Monday, September 17, 2012

Riding with Todd...


Thursday, September 13, 2012
I’d received a call from Todd Miller, my companion on my 1,100 mile bike trek following my senior year of high school.  He was passing through town and had his carbon-fiber, high tech racing bike with him and wanted to go out for a ride.  If only John hadn’t crashed ‘The Rocket’, I could have borrowed it and had a chance of staying with him.  He rides and races extensively, channeling all that energy he once used to fly fighter jets for the Navy into cycling.  He’s as intense a person as I’ve ever known, and I’ve had the pleasure of knowing some folks who were pretty tightly wrapped.

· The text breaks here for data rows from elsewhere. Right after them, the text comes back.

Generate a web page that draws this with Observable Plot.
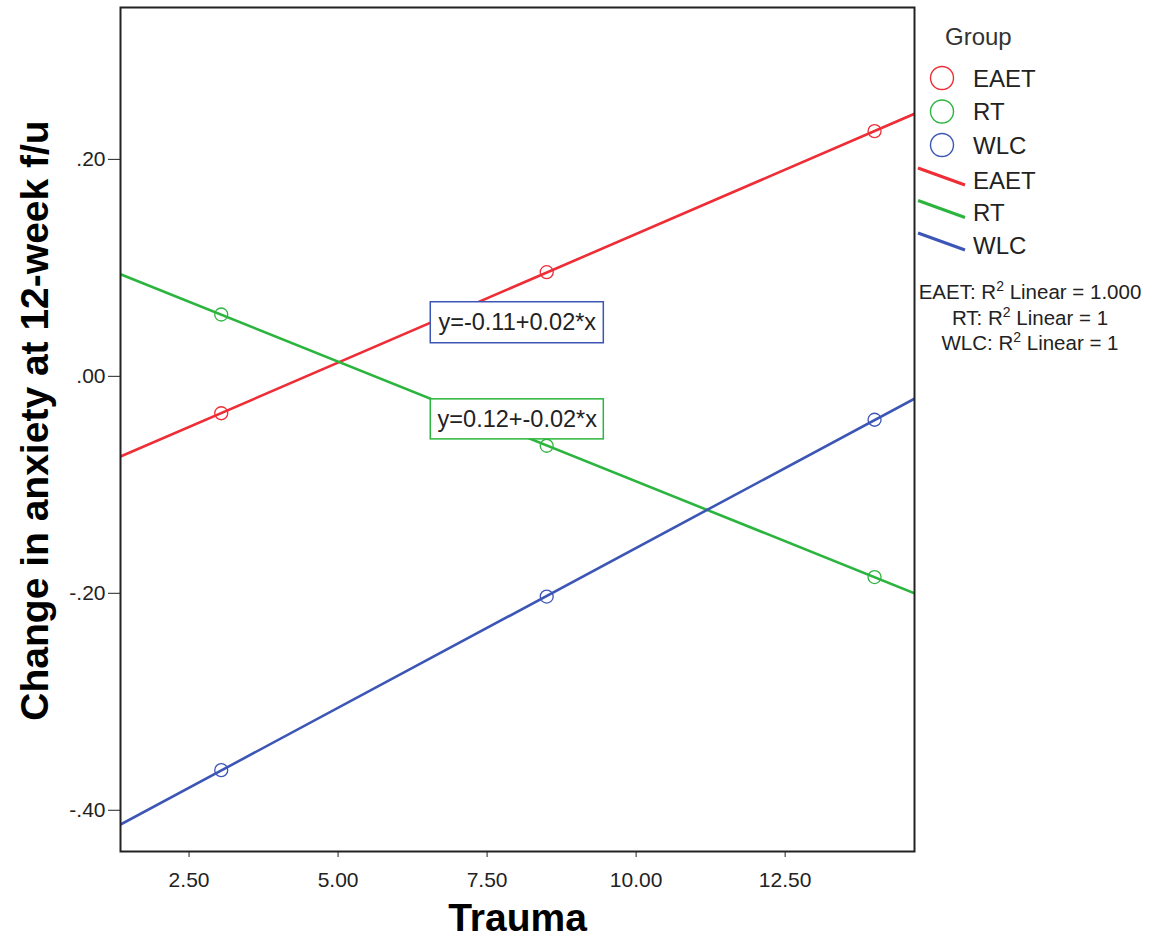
<!DOCTYPE html>
<html><head><meta charset="utf-8">
<script src="https://cdn.jsdelivr.net/npm/d3@7"></script>
<script src="https://cdn.jsdelivr.net/npm/@observablehq/plot@0.6"></script>
<style>
body{margin:0;background:#fff;}
#wrap{position:relative;width:1154px;height:950px;font-family:"Liberation Sans",Arial,sans-serif;}
#legend{position:absolute;left:0;top:0;pointer-events:none;}
</style></head><body><div id="wrap"></div>
<script>
const groups = ["EAET", "RT", "WLC"];
const colors = ["#ee2d36", "#2bb53e", "#3c56b6"];
const trauma = [3.04, 8.50, 14.0];
const eaet = [-0.034, 0.096, 0.226];
const rt = [0.057, -0.064, -0.185];
const wlc = [-0.363, -0.203, -0.040];
const xTicks = [2.5, 5, 7.5, 10, 12.5];
const yTicks = [-0.4, -0.2, 0, 0.2];
const xDomain = [1.35, 14.67];
const yDomain = [-0.438, 0.34];
const eqLabels = ["y=-0.11+0.02*x", "y=0.12+-0.02*x"];
const eqColors = ["#3c56b6", "#2bb53e"];
const eqX1 = [6.555, 6.555];
const eqX2 = [9.458, 9.458];
const eqY1 = [0.0305, -0.0581];
const eqY2 = [0.0683, -0.0212];
const r2Groups = ["EAET", "RT", "WLC"];
const r2Values = ["1.000", "1", "1"];

const FONT = '"Liberation Sans", Arial, sans-serif';
const seriesValues = [eaet, rt, wlc];

const points = [];
groups.forEach((g, i) => trauma.forEach((x, j) => points.push({group: g, x, y: seriesValues[i][j]})));

function fit(xs, ys) {
  const mx = d3.mean(xs), my = d3.mean(ys);
  const b = d3.sum(xs, (x, k) => (x - mx) * (ys[k] - my)) / d3.sum(xs, x => (x - mx) ** 2);
  return [my - b * mx, b];
}
const lineData = [];
groups.forEach((g, i) => {
  const [a, b] = fit(trauma, seriesValues[i]);
  xDomain.forEach(x => lineData.push({group: g, x, y: a + b * x}));
});

const eqData = eqLabels.map((t, i) => ({text: t, color: eqColors[i], x1: eqX1[i], x2: eqX2[i], y1: eqY1[i], y2: eqY2[i]}));

const yFmt = d => (d < 0 ? "-" : "") + Math.abs(d).toFixed(2).slice(1);

const chart = Plot.plot({
  width: 1154, height: 950,
  marginLeft: 120, marginRight: 240, marginTop: 7, marginBottom: 99,
  x: {domain: xDomain},
  y: {domain: yDomain},
  color: {domain: groups, range: colors},
  style: {fontFamily: FONT, background: "white", color: "#222"},
  marks: [
    Plot.line(lineData, {x: "x", y: "y", z: "group", stroke: "group", strokeWidth: 2.6, clip: true}),
    Plot.dot(points, {x: "x", y: "y", stroke: "group", r: 6.5, strokeWidth: 1.3}),
    Plot.rect(eqData, {x1: "x1", x2: "x2", y1: "y1", y2: "y2", fill: "white", stroke: "color", strokeWidth: 1.5}),
    Plot.text(eqData, {x: d => (d.x1 + d.x2) / 2, y: d => (d.y1 + d.y2) / 2, text: "text", fontSize: 23.5, fill: "#222"}),
    Plot.axisX({ticks: xTicks, tickFormat: d => d.toFixed(2), tickSize: 6, tickPadding: 15, fontSize: 21, label: null, stroke: "#222"}),
    Plot.axisY({ticks: yTicks, tickFormat: yFmt, tickSize: 12, tickPadding: 3, fontSize: 21, label: null, stroke: "#222"}),
    Plot.frame({stroke: "#222", strokeWidth: 2}),
    Plot.text(["Trauma"], {frameAnchor: "bottom", dy: 79, fontSize: 39, fontWeight: "bold", fill: "#000"}),
    Plot.text(["Change in anxiety at 12-week f/u"], {frameAnchor: "left", textAnchor: "middle", rotate: -90, dx: -85, dy: -9, fontSize: 39, fontWeight: "bold", fill: "#000"})
  ]
});

const wrap = document.getElementById("wrap");
wrap.appendChild(chart);

// Legend overlay
const svg = d3.select(wrap).append("svg").attr("id", "legend")
  .attr("width", 1154).attr("height", 950)
  .style("font-family", FONT);
svg.append("text").attr("x", 945).attr("y", 45).attr("font-size", 24).attr("fill", "#333").text("Group");
const rowY0 = 78, rowStep = 33.5;
groups.forEach((g, i) => {
  const cy = rowY0 + i * rowStep;
  svg.append("circle").attr("cx", 942).attr("cy", cy).attr("r", 11.5)
    .attr("fill", "none").attr("stroke", colors[i]).attr("stroke-width", 1.4);
  svg.append("text").attr("x", 973).attr("y", cy + 8.5).attr("font-size", 24).attr("fill", "#222").text(g);
});
const lineY0 = 180;
groups.forEach((g, i) => {
  const cy = lineY0 + i * 32.5;
  svg.append("line").attr("x1", 918).attr("y1", cy - 12).attr("x2", 965).attr("y2", cy + 5)
    .attr("stroke", colors[i]).attr("stroke-width", 3);
  svg.append("text").attr("x", 973).attr("y", cy + 8.5).attr("font-size", 24).attr("fill", "#222").text(g);
});
r2Groups.forEach((g, i) => {
  const t = svg.append("text").attr("x", 1030).attr("y", 299 + i * 25.5)
    .attr("font-size", 20.5).attr("fill", "#222").attr("text-anchor", "middle");
  t.append("tspan").text(g + ": R");
  t.append("tspan").attr("font-size", 14).attr("dy", -8).text("2");
  t.append("tspan").attr("dy", 8).text(" Linear = " + r2Values[i]);
});
</script></body></html>
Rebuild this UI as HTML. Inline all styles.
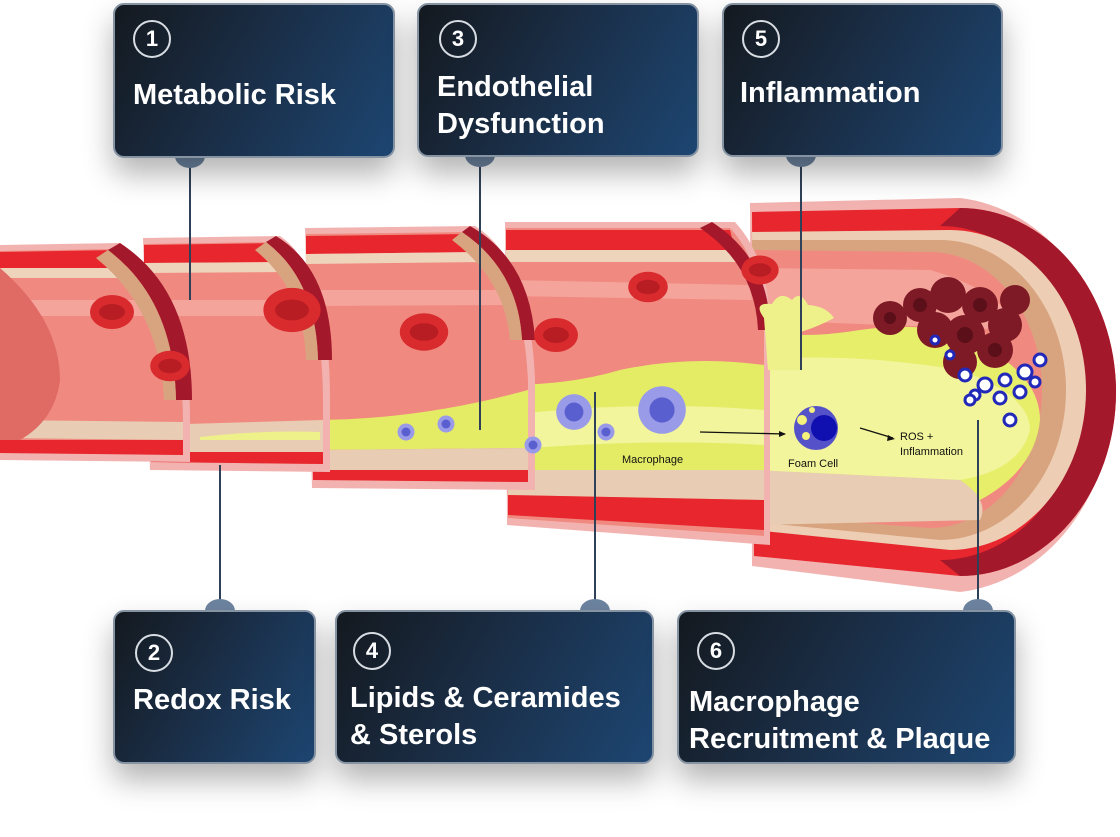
<!DOCTYPE html>
<html><head><meta charset="utf-8"><style>
html,body{margin:0;padding:0;background:#fff;}
body{width:1120px;height:837px;position:relative;overflow:hidden;font-family:"Liberation Sans",sans-serif;}
.box{position:absolute;box-sizing:border-box;border:2px solid #8593a3;border-radius:11px;background:linear-gradient(120deg,#14191f 0%,#1a2d45 45%,#1d4672 100%);box-shadow:0 16px 30px rgba(0,0,0,.3);color:#fff;}
.num{position:absolute;width:38px;height:38px;border:2px solid #d8dde3;border-radius:50%;box-sizing:border-box;text-align:center;line-height:34px;font-size:22px;font-weight:bold;}
.t{position:absolute;font-size:29px;font-weight:bold;line-height:37px;}
svg{position:absolute;left:0;top:0;}
</style></head><body>
<svg width="1120" height="837" viewBox="0 0 1120 837">
<defs>
<g id="rbc"><ellipse rx="22" ry="17" fill="#d92a2e"/><ellipse rx="13" ry="8" fill="#b81d24"/></g>
<g id="mac"><circle r="17" fill="#9a9be8"/><circle r="9" fill="#5a5fd0"/></g>
</defs>
<path d="M750,203 L960,198 A170,198 0 0 1 960,592 L752,566 Z" fill="#f2b3b0"/>
<path d="M752,212 L960,208 A156,184 0 0 1 960,576 L754,556 Z" fill="#e8262d"/>
<path d="M960,208 A156,184 0 0 1 960,576 L940,560 A140,166 0 0 0 940,226 Z" fill="#a3182b"/>
<path d="M752,232 L950,230 A136,160 0 0 1 950,550 L754,530 Z" fill="#edcdb3"/>
<path d="M752,240 L940,240 A126,150 0 0 1 940,540 L754,522 Z" fill="#d8a47f"/>
<path d="M752,250 L930,252 A112,138 0 0 1 930,528 L754,515 Z" fill="#f08a80"/>
<path d="M752,268 L930,270 Q1000,290 1020,330 L754,320 Z" fill="#f4a49b"/>
<path d="M754,330 Q800,340 860,330 Q940,318 990,350 Q1040,380 1040,420 Q1035,470 980,500 L754,495 Z" fill="#e6ee6a"/>
<path d="M754,360 Q850,352 960,370 Q1030,395 1030,430 Q1020,470 960,480 L754,470 Z" fill="#f2f59c"/>
<path d="M754,470 L960,480 Q990,500 980,520 L754,525 Z" fill="#e8ccb3"/>
<path d="M505,222 L735,222 Q770,260 770,330 L770,545 L507,525 Z" fill="#f2b3b0"/>
<path d="M506,228 L730,228 Q762,262 764,330 L764,536 L508,518 Z" fill="#f08a80"/>
<path d="M506,230 L730,230 L735,250 L506,250 Z" fill="#e8262d"/>
<path d="M506,250 L736,250 L738,262 L506,262 Z" fill="#efd4bc"/>
<path d="M506,280 L750,285 L752,300 L506,296 Z" fill="#f4a49b"/>
<path d="M506,385 Q570,385 620,370 Q690,355 764,365 L764,470 L508,470 Z" fill="#e4ec66"/>
<path d="M508,415 Q640,400 764,410 L764,445 Q640,438 508,450 Z" fill="#f2f59c"/>
<path d="M508,470 L764,470 L764,500 L508,495 Z" fill="#e8ccb3"/>
<path d="M508,495 L764,500 L764,530 L508,515 Z" fill="#e8262d"/>
<path d="M712,222 Q770,260 770,330 L758,330 Q755,265 700,228 Z" fill="#a3182b"/>
<path d="M305,228 L475,226 Q530,260 535,380 L535,490 L312,488 Z" fill="#f2b3b0"/>
<path d="M306,234 L470,232 Q522,266 528,380 L528,482 L313,480 Z" fill="#f08a80"/>
<path d="M306,236 L472,234 L478,252 L306,254 Z" fill="#e8262d"/>
<path d="M306,254 L480,252 L484,262 L306,264 Z" fill="#efd4bc"/>
<path d="M306,290 L505,290 L510,305 L306,306 Z" fill="#f4a49b"/>
<path d="M313,420 Q420,420 528,390 L528,448 L313,450 Z" fill="#e4ec66"/>
<path d="M313,450 L528,448 L528,470 L313,470 Z" fill="#e8ccb3"/>
<path d="M313,470 L528,470 L528,482 L313,480 Z" fill="#e8262d"/>
<path d="M470,226 Q530,260 535,340 L522,340 Q518,270 462,232 Z" fill="#a3182b"/>
<path d="M462,232 Q518,270 522,340 L510,340 Q505,280 452,240 Z" fill="#d8a47f"/>
<path d="M143,238 L280,236 Q330,270 330,400 L330,472 L150,470 Z" fill="#f2b3b0"/>
<path d="M144,244 L275,242 Q322,275 323,400 L323,464 L151,462 Z" fill="#f08a80"/>
<path d="M144,245 L278,243 L284,262 L144,263 Z" fill="#e8262d"/>
<path d="M144,263 L286,262 L290,272 L144,273 Z" fill="#efd4bc"/>
<path d="M144,300 L305,300 L310,316 L144,316 Z" fill="#f4a49b"/>
<path d="M151,425 L323,420 L323,452 L151,452 Z" fill="#e8ccb3"/>
<path d="M200,437 Q260,430 320,432 L320,440 Q260,440 200,440 Z" fill="#eef08a"/>
<path d="M151,452 L323,452 L323,464 L151,462 Z" fill="#e8262d"/>
<path d="M276,236 Q332,270 332,360 L318,360 Q316,280 266,242 Z" fill="#a3182b"/>
<path d="M266,242 Q316,280 318,360 L306,360 Q304,290 255,250 Z" fill="#d8a47f"/>
<path d="M0,245 L120,243 Q190,290 190,420 L190,462 L0,460 Z" fill="#f2b3b0"/>
<path d="M0,251 L116,249 Q182,292 183,420 L183,455 L0,453 Z" fill="#f08a80"/>
<path d="M0,252 L120,250 L126,268 L0,268 Z" fill="#e8262d"/>
<path d="M0,268 L128,268 L132,278 L0,278 Z" fill="#efd4bc"/>
<path d="M0,300 L150,300 L158,316 L0,316 Z" fill="#f4a49b"/>
<path d="M0,420 L183,422 L183,440 L0,438 Z" fill="#e8ccb3"/>
<path d="M0,440 L183,440 L183,455 L0,453 Z" fill="#e8262d"/>
<path d="M120,243 Q192,290 192,400 L176,400 Q174,300 108,250 Z" fill="#a3182b"/>
<path d="M108,250 Q174,300 176,400 L164,400 Q160,310 96,258 Z" fill="#d8a47f"/>
<path d="M0,268 Q60,320 60,380 Q55,420 20,440 L0,440 Z" fill="#e06a64"/>
<use href="#rbc" transform="translate(112,312)"/>
<use href="#rbc" transform="translate(170,366) scale(.9)"/>
<use href="#rbc" transform="translate(292,310) scale(1.3)"/>
<use href="#rbc" transform="translate(424,332) scale(1.1)"/>
<use href="#rbc" transform="translate(556,335)"/>
<use href="#rbc" transform="translate(648,287) scale(.9)"/>
<use href="#rbc" transform="translate(760,270) scale(.85)"/>
<g fill="#7e1a26">
<circle cx="890" cy="318" r="17"/><circle cx="920" cy="305" r="17"/><circle cx="948" cy="295" r="18"/><circle cx="980" cy="305" r="18"/><circle cx="1005" cy="325" r="17"/><circle cx="935" cy="330" r="18"/><circle cx="965" cy="335" r="20"/><circle cx="995" cy="350" r="18"/><circle cx="960" cy="362" r="17"/><circle cx="1015" cy="300" r="15"/>
</g>
<g fill="#5a0f19"><circle cx="920" cy="305" r="7"/><circle cx="980" cy="305" r="7"/><circle cx="965" cy="335" r="8"/><circle cx="995" cy="350" r="7"/><circle cx="890" cy="318" r="6"/></g>
<g fill="#fff" stroke="#2228b8" stroke-width="3">
<circle cx="965" cy="375" r="6"/><circle cx="985" cy="385" r="7"/><circle cx="1005" cy="380" r="6"/><circle cx="1025" cy="372" r="7"/><circle cx="1040" cy="360" r="6"/><circle cx="975" cy="395" r="5"/><circle cx="1000" cy="398" r="6"/><circle cx="1020" cy="392" r="6"/><circle cx="1035" cy="382" r="5"/><circle cx="970" cy="400" r="5"/><circle cx="1010" cy="420" r="6"/><circle cx="795" cy="345" r="4"/><circle cx="935" cy="340" r="4"/><circle cx="950" cy="355" r="4"/>
</g>
<path d="M764,318 Q752,302 772,304 Q780,290 792,300 Q800,290 808,305 Q826,306 834,318 Q815,328 800,332 L800,370 L768,370 Z" fill="#eef08a"/>
<use href="#mac" transform="translate(574,412) scale(1.05)"/>
<use href="#mac" transform="translate(662,410) scale(1.4)"/>
<use href="#mac" transform="translate(606,432) scale(.5)"/>
<use href="#mac" transform="translate(533,445) scale(.5)"/>
<use href="#mac" transform="translate(406,432) scale(.5)"/>
<use href="#mac" transform="translate(446,424) scale(.5)"/>
<circle cx="816" cy="428" r="22" fill="#5552c9"/><circle cx="824" cy="428" r="13" fill="#1010b0"/>
<g fill="#f4f27a"><circle cx="802" cy="420" r="5"/><circle cx="806" cy="436" r="4"/><circle cx="812" cy="410" r="3"/></g>
<line x1="700" y1="432" x2="785" y2="434" stroke="#111" stroke-width="1.3"/><path d="M786,434 l-7,-3 v6z" fill="#111"/>
<line x1="860" y1="428" x2="893" y2="438" stroke="#111" stroke-width="1.3"/><path d="M895,439 l-7,-4 -1,6z" fill="#111"/>
<text x="622" y="463" font-size="11" font-family="Liberation Sans" fill="#111">Macrophage</text>
<text x="788" y="467" font-size="11" font-family="Liberation Sans" fill="#111">Foam Cell</text>
<text x="900" y="440" font-size="11" font-family="Liberation Sans" fill="#111">ROS +</text>
<text x="900" y="455" font-size="11" font-family="Liberation Sans" fill="#111">Inflammation</text>
<g stroke="#2f4158" stroke-width="2">
<line x1="190" y1="160" x2="190" y2="300"/><line x1="480" y1="160" x2="480" y2="430"/><line x1="801" y1="160" x2="801" y2="370"/>
<line x1="220" y1="465" x2="220" y2="605"/><line x1="595" y1="392" x2="595" y2="605"/><line x1="978" y1="420" x2="978" y2="605"/>
</g>
<g fill="#6d84a0">
<path d="M175,156 h30 a15,12 0 0 1 -30,0z"/><path d="M465,155 h30 a15,12 0 0 1 -30,0z"/><path d="M786,155 h30 a15,12 0 0 1 -30,0z"/>
<path d="M205,611 h30 a15,12 0 0 0 -30,0z"/><path d="M580,611 h30 a15,12 0 0 0 -30,0z"/><path d="M963,611 h30 a15,12 0 0 0 -30,0z"/>
</g>
</svg>
<div class="box" style="left:113px;top:3px;width:282px;height:155px"><div class="num" style="left:18px;top:15px">1</div><div class="t" style="left:18px;top:72px">Metabolic Risk</div></div>
<div class="box" style="left:417px;top:3px;width:282px;height:154px"><div class="num" style="left:20px;top:15px">3</div><div class="t" style="left:18px;top:64px">Endothelial<br>Dysfunction</div></div>
<div class="box" style="left:722px;top:3px;width:281px;height:154px"><div class="num" style="left:18px;top:15px">5</div><div class="t" style="left:16px;top:70px">Inflammation</div></div>
<div class="box" style="left:113px;top:610px;width:203px;height:154px"><div class="num" style="left:20px;top:22px">2</div><div class="t" style="left:18px;top:70px">Redox Risk</div></div>
<div class="box" style="left:335px;top:610px;width:319px;height:154px"><div class="num" style="left:16px;top:20px">4</div><div class="t" style="left:13px;top:68px">Lipids &amp; Ceramides<br>&amp; Sterols</div></div>
<div class="box" style="left:677px;top:610px;width:339px;height:154px"><div class="num" style="left:18px;top:20px">6</div><div class="t" style="left:10px;top:72px">Macrophage<br>Recruitment &amp; Plaque</div></div>
</body></html>
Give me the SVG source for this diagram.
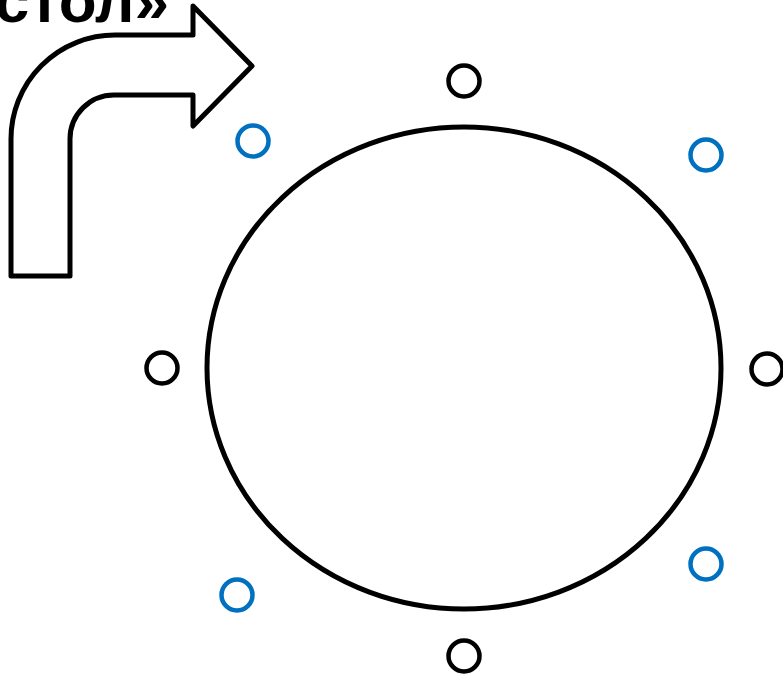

He arrived in my driveway, unloaded his bike…his front wheel had it’s own storage bag in the back of the vehicle…pumped the tires up, strapped on a heart rate monitor, and was ready to go.  I thought of asking him to provide a urine sample to be sure I wouldn’t be working against any unfair practices, but then I remembered it was me who did the cheating to win…not him.

We headed out for the Waite Hill course and I was cruising at 22 mph with him breezing merrily along behind me.  When we reached the first climb, he simply sped past me and quickly became a speck on the horizon.  He trains in the Virginian hills and specifically looks for races that have numerous hills.  He’s doing a 100-mile race next weekend with 8,000 feet of elevation change.  Bascially…he eats them for breakfast.  I caught him a couple of hundred yards past the top and he didn’t seem to be breathing heavily.
“You…ass…hole…” I gasped when I pulled along side him.

“What?  Hey…I had to get in some hard hill work,” he said.

Recapturing my breath, I asked him how hard he’d gotten his heart rate.

“It was in the red zone…over 150,” he said, which made me feel a little better.  At least he’d been pushing to get up the hill.

The rest of the ride was a chance to catch up and talk bike riding.  Big Red and I could handle his speed in the flats, but his conditioning and a bike 8 pounds lighter and with pure racing wheels (the most important improvement for speed to a bike is the rotating weight) were much more than we could handle on the climbs.  In my next life, I’ll be owing one of those sweet machines.  I made him a smoothie when we returned and we sat and talked about my Tour Ohio adventure for next summer.  I again alerted him to the fact that it would not be a race and I was only having him along if he could grasp the concept of ‘recreational riding.’  He promised he could, but he had that killer glint in his eye.

Bike Duration: One hour and 40 minutes.
Training Heart Rate: 125 bpm.
Calories burned during workout: 1400.